* [Given instruction] Exactly reproduce the lines of the listing below from the one containing "Generate a Python" through the one containing "plt.rcParams['font.size'] = 12". Skip the images.

* [Provided records]
-- Begin --
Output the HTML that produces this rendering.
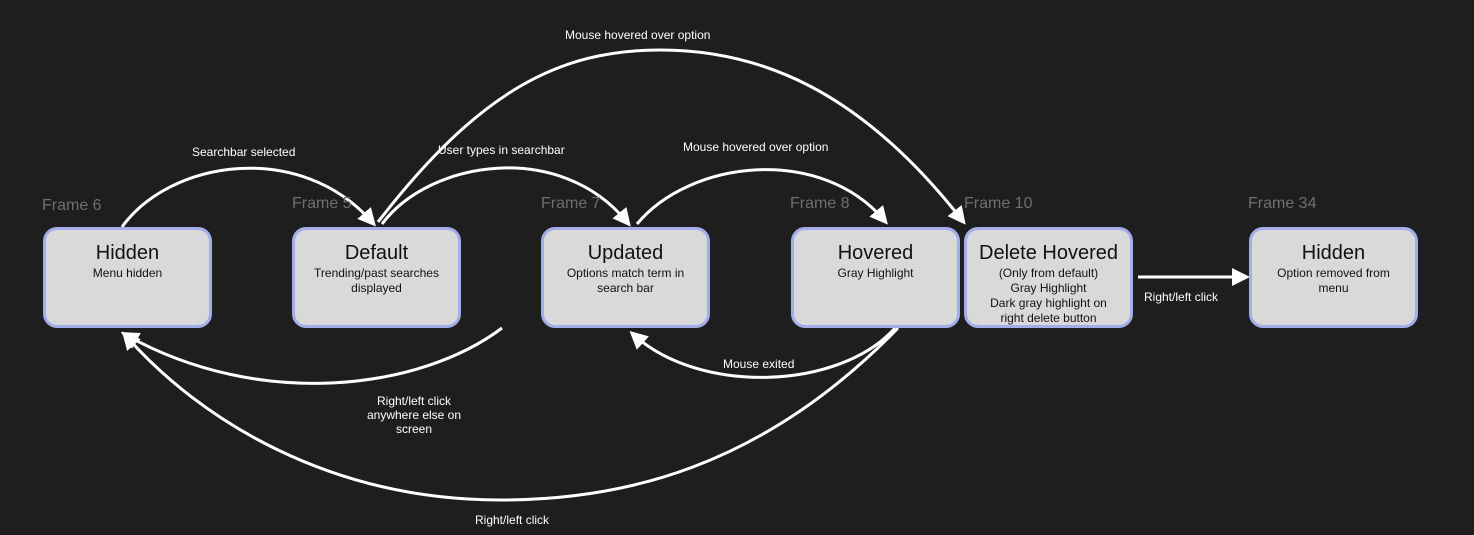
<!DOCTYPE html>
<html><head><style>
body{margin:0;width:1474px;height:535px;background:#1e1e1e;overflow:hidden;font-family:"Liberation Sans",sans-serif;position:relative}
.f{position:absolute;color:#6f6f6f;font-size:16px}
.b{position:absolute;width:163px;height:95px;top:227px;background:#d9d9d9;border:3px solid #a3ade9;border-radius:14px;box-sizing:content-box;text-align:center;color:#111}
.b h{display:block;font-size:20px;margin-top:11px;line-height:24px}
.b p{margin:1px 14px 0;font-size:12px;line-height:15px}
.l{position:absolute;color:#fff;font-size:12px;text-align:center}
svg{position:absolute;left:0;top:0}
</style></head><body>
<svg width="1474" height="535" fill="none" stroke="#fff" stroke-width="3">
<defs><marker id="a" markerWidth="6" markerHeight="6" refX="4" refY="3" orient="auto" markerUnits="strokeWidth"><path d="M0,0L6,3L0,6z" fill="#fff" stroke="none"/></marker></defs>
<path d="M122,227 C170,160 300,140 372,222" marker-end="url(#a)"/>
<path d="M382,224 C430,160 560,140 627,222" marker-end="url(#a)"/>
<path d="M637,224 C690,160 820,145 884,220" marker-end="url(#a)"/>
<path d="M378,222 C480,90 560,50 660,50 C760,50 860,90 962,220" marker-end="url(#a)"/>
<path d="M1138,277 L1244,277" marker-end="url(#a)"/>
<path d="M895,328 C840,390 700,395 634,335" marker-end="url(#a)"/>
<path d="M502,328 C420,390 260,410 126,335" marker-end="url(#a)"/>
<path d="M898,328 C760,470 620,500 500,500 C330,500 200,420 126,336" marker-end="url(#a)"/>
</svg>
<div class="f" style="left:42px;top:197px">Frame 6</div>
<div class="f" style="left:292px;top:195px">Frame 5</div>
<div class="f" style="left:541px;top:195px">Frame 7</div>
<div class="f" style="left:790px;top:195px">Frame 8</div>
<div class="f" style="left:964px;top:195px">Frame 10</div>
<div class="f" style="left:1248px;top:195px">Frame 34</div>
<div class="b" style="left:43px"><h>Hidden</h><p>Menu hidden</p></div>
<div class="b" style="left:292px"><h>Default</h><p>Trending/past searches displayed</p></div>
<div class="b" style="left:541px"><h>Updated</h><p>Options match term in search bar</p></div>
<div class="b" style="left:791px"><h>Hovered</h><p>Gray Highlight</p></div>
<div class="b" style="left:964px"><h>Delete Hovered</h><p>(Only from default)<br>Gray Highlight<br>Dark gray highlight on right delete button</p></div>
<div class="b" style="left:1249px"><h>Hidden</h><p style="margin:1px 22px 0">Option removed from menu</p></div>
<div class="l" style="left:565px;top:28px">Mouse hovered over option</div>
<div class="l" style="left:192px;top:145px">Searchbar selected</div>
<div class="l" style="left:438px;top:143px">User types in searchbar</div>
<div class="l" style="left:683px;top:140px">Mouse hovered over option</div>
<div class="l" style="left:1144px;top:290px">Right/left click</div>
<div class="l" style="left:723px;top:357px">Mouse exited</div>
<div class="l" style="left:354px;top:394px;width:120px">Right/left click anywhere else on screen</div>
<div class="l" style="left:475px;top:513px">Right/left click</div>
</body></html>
-- End --
-- Begin --
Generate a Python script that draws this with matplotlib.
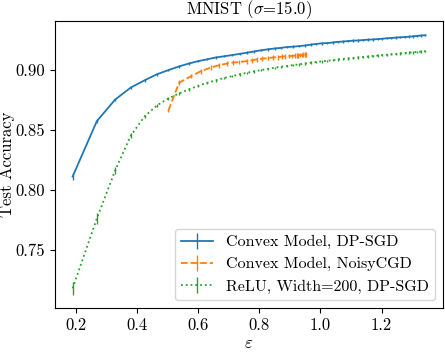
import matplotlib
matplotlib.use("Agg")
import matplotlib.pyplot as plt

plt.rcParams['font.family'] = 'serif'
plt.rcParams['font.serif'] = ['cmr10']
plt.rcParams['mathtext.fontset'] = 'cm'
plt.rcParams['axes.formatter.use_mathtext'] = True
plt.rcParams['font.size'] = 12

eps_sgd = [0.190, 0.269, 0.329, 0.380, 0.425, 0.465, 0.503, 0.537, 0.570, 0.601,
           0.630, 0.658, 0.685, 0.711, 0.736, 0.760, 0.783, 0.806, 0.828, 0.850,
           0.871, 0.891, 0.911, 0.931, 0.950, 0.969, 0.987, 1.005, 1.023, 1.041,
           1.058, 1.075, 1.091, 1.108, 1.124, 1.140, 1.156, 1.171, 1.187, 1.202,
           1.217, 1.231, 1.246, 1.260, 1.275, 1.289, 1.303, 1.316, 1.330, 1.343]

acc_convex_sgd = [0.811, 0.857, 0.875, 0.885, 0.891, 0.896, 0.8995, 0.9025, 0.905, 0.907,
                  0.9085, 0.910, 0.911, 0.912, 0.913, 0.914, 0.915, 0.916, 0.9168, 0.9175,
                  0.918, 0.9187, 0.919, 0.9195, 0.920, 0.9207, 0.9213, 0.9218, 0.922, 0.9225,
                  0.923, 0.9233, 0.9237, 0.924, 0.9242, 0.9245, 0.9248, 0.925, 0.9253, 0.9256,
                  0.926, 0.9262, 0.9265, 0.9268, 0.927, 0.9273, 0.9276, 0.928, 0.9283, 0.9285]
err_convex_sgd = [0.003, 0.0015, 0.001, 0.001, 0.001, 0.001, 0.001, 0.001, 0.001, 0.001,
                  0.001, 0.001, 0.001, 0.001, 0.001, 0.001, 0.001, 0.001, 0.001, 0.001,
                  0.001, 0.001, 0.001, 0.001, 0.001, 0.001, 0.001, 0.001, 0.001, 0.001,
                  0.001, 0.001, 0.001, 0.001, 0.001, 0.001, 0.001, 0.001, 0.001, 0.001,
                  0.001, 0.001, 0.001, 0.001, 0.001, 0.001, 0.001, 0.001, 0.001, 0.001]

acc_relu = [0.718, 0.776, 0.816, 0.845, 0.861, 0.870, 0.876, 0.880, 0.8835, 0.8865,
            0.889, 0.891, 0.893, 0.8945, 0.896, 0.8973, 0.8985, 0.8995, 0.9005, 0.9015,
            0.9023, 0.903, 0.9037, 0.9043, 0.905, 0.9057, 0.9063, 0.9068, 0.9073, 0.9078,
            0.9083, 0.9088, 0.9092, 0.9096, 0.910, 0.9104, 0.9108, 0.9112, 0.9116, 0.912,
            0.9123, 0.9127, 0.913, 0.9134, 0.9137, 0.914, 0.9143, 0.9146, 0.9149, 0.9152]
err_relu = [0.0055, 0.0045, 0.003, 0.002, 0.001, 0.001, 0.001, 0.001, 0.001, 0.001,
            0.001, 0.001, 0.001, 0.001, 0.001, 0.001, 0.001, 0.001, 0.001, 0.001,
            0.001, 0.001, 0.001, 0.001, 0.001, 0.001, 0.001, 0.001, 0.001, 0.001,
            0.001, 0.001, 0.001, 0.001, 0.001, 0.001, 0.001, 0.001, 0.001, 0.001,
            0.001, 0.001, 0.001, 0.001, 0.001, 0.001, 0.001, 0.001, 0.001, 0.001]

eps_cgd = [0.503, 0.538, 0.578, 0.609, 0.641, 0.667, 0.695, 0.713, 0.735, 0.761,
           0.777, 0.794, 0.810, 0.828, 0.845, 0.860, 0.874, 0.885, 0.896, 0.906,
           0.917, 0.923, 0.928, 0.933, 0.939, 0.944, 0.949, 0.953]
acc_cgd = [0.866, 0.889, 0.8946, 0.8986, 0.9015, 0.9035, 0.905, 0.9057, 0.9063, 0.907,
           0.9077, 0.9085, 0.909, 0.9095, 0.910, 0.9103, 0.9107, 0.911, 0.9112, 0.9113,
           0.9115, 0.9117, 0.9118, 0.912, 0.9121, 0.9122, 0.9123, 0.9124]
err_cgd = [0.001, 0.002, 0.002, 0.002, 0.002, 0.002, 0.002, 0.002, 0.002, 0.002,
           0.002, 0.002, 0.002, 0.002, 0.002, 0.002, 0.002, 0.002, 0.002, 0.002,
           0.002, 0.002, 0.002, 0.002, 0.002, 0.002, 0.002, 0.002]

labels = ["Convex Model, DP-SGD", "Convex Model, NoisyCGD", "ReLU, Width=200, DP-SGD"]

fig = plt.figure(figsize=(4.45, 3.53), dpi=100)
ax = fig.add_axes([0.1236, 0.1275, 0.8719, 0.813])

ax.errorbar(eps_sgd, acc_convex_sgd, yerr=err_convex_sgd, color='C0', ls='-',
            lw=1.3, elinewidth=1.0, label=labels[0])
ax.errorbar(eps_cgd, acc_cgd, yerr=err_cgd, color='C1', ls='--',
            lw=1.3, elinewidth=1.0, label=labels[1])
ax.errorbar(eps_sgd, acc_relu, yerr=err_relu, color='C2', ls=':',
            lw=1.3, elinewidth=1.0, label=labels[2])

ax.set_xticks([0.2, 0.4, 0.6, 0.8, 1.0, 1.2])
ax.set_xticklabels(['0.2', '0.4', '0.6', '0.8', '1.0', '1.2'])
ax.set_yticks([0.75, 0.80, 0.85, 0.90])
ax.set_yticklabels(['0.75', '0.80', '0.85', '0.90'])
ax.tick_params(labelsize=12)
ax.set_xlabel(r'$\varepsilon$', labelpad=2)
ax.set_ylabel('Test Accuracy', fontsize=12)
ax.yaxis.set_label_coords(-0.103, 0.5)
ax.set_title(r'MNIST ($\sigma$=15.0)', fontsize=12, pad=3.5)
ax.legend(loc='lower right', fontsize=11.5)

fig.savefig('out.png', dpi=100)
-- End --
-- Begin --
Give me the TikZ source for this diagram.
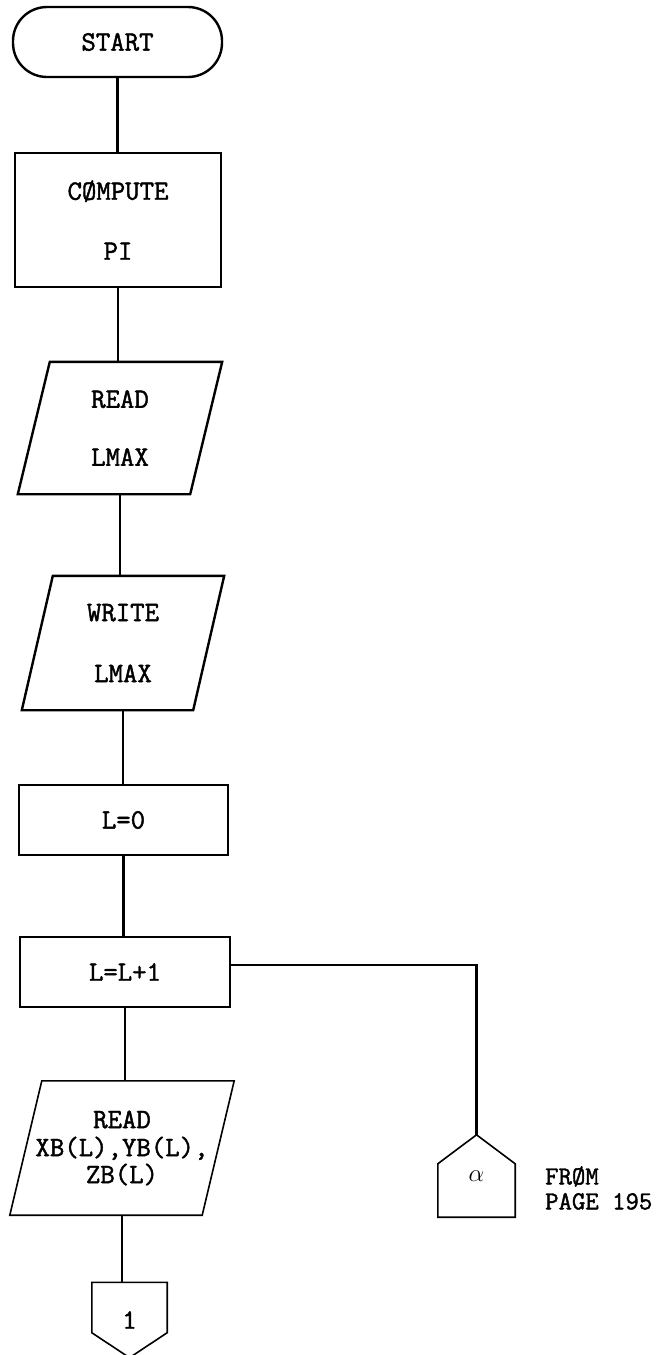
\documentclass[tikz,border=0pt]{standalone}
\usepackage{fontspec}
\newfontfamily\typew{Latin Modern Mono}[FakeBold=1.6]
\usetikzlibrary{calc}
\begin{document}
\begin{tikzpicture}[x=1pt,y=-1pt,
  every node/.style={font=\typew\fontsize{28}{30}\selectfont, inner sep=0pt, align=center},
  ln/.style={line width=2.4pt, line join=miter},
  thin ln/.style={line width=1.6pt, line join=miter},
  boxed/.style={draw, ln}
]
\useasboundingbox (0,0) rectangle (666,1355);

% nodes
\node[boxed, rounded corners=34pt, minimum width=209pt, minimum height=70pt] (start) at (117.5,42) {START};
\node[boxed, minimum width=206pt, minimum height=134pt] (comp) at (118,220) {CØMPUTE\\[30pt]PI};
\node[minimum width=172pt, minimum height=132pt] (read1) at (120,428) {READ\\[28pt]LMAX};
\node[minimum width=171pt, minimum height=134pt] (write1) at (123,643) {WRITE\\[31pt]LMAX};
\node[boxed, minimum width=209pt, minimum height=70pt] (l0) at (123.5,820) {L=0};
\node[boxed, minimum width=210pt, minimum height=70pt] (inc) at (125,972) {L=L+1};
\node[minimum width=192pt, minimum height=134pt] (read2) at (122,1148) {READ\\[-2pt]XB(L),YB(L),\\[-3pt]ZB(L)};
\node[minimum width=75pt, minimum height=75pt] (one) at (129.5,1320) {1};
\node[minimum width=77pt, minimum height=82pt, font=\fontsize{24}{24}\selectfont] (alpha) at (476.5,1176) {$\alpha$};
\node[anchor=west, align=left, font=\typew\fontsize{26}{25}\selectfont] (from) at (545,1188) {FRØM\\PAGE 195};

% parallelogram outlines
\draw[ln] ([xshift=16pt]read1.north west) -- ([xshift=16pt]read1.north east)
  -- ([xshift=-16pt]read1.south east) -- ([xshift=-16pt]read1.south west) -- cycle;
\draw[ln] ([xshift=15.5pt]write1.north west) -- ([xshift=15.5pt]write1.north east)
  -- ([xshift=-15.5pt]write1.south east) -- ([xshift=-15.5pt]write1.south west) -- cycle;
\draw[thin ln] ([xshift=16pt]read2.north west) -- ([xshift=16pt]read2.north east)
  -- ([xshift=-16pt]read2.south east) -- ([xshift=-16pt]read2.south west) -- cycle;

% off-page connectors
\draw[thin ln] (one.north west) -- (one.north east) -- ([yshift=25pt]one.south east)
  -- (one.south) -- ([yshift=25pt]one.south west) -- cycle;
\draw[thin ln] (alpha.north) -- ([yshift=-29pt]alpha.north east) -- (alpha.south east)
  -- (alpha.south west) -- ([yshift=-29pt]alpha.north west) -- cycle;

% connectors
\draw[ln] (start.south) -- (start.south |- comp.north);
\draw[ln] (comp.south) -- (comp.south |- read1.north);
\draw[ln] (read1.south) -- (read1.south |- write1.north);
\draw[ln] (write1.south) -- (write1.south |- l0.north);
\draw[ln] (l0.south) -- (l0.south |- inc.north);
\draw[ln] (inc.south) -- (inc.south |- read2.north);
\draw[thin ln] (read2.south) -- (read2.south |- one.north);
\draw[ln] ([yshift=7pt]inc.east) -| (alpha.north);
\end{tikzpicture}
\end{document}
-- End --
* [Written solution]
Generate a Python script that draws this with matplotlib.
import matplotlib
matplotlib.use("Agg")
import matplotlib.pyplot as plt

plt.rcParams['font.family'] = 'serif'
plt.rcParams['font.serif'] = ['cmr10']
plt.rcParams['mathtext.fontset'] = 'cm'
plt.rcParams['axes.formatter.use_mathtext'] = True
plt.rcParams['font.size'] = 12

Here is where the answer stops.